STATED EXERCISE »
Retype word for word the first line of the listing and each line after it up to the line with "const barColours = ['#f4723d', '#f23025'];", with the pictures taken out.

— START —

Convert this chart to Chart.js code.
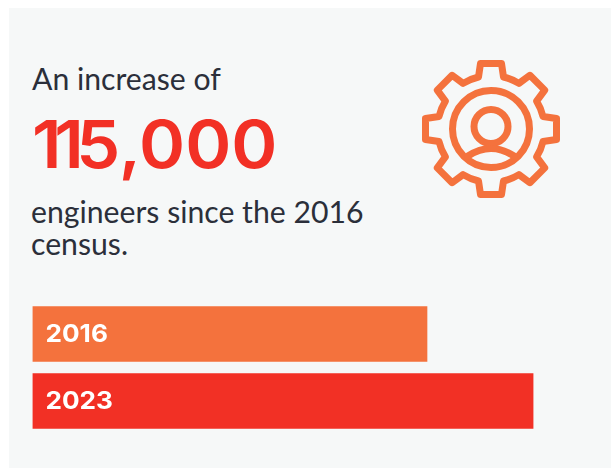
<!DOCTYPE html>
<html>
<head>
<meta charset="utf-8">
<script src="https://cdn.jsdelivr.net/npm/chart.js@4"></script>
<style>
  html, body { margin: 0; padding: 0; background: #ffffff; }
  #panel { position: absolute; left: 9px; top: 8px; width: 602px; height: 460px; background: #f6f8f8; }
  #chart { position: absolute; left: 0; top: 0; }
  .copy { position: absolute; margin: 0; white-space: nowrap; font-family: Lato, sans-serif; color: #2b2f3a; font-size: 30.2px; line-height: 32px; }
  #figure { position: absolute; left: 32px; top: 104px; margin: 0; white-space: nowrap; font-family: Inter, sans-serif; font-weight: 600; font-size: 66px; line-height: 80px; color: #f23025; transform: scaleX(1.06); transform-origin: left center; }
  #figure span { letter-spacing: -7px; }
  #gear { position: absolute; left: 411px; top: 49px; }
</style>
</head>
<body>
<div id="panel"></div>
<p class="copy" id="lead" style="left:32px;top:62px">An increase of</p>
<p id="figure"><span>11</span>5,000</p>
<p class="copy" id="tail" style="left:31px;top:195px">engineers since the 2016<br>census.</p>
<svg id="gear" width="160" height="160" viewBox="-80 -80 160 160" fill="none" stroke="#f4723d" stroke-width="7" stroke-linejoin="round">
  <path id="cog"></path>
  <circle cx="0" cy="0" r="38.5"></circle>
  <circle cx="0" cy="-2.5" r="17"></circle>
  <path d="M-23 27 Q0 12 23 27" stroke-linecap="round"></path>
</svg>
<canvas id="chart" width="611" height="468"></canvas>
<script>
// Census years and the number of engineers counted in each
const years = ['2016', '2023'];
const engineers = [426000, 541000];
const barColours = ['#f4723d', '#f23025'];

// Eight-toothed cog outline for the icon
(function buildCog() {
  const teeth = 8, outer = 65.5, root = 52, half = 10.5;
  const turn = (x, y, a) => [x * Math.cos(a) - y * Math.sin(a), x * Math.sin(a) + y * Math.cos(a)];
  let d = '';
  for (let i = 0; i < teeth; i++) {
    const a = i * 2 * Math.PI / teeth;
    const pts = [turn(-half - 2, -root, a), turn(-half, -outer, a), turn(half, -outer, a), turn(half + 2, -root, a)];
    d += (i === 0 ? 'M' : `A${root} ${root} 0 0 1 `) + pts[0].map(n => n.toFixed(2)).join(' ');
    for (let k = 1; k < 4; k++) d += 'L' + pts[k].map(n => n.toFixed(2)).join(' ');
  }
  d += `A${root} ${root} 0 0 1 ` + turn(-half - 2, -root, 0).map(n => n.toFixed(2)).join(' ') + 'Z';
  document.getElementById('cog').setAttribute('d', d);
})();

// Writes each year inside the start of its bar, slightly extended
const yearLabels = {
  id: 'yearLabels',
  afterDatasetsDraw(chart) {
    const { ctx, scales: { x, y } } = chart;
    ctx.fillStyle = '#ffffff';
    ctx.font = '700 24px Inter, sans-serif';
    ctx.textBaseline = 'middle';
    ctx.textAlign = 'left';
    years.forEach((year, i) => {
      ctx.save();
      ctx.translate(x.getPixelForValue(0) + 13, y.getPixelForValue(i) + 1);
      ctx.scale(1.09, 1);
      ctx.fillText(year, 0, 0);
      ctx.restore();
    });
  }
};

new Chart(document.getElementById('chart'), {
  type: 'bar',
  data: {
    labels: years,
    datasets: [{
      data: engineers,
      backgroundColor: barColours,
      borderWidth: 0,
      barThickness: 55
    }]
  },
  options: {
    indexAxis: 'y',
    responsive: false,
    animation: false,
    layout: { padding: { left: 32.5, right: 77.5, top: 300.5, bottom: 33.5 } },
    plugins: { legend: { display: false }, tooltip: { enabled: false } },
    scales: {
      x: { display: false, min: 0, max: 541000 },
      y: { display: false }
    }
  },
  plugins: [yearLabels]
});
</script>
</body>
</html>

— END —

RESULT OF THE TASK »
Convert this chart to Chart.js code.
<!DOCTYPE html>
<html>
<head>
<meta charset="utf-8">
<script src="https://cdn.jsdelivr.net/npm/chart.js@4"></script>
<style>
  html, body { margin: 0; padding: 0; background: #ffffff; }
  #panel { position: absolute; left: 9px; top: 8px; width: 602px; height: 460px; background: #f6f8f8; }
  #chart { position: absolute; left: 0; top: 0; }
  .copy { position: absolute; margin: 0; white-space: nowrap; font-family: Lato, sans-serif; color: #2b2f3a; font-size: 30.2px; line-height: 32px; }
  #figure { position: absolute; left: 32px; top: 104px; margin: 0; white-space: nowrap; font-family: Inter, sans-serif; font-weight: 600; font-size: 66px; line-height: 80px; color: #f23025; transform: scaleX(1.06); transform-origin: left center; }
  #figure span { letter-spacing: -7px; }
  #gear { position: absolute; left: 411px; top: 49px; }
</style>
</head>
<body>
<div id="panel"></div>
<p class="copy" id="lead" style="left:32px;top:62px">An increase of</p>
<p id="figure"><span>11</span>5,000</p>
<p class="copy" id="tail" style="left:31px;top:195px">engineers since the 2016<br>census.</p>
<svg id="gear" width="160" height="160" viewBox="-80 -80 160 160" fill="none" stroke="#f4723d" stroke-width="7" stroke-linejoin="round">
  <path id="cog"></path>
  <circle cx="0" cy="0" r="38.5"></circle>
  <circle cx="0" cy="-2.5" r="17"></circle>
  <path d="M-23 27 Q0 12 23 27" stroke-linecap="round"></path>
</svg>
<canvas id="chart" width="611" height="468"></canvas>
<script>
// Census years and the number of engineers counted in each
const years = ['2016', '2023'];
const engineers = [426000, 541000];
const barColours = ['#f4723d', '#f23025'];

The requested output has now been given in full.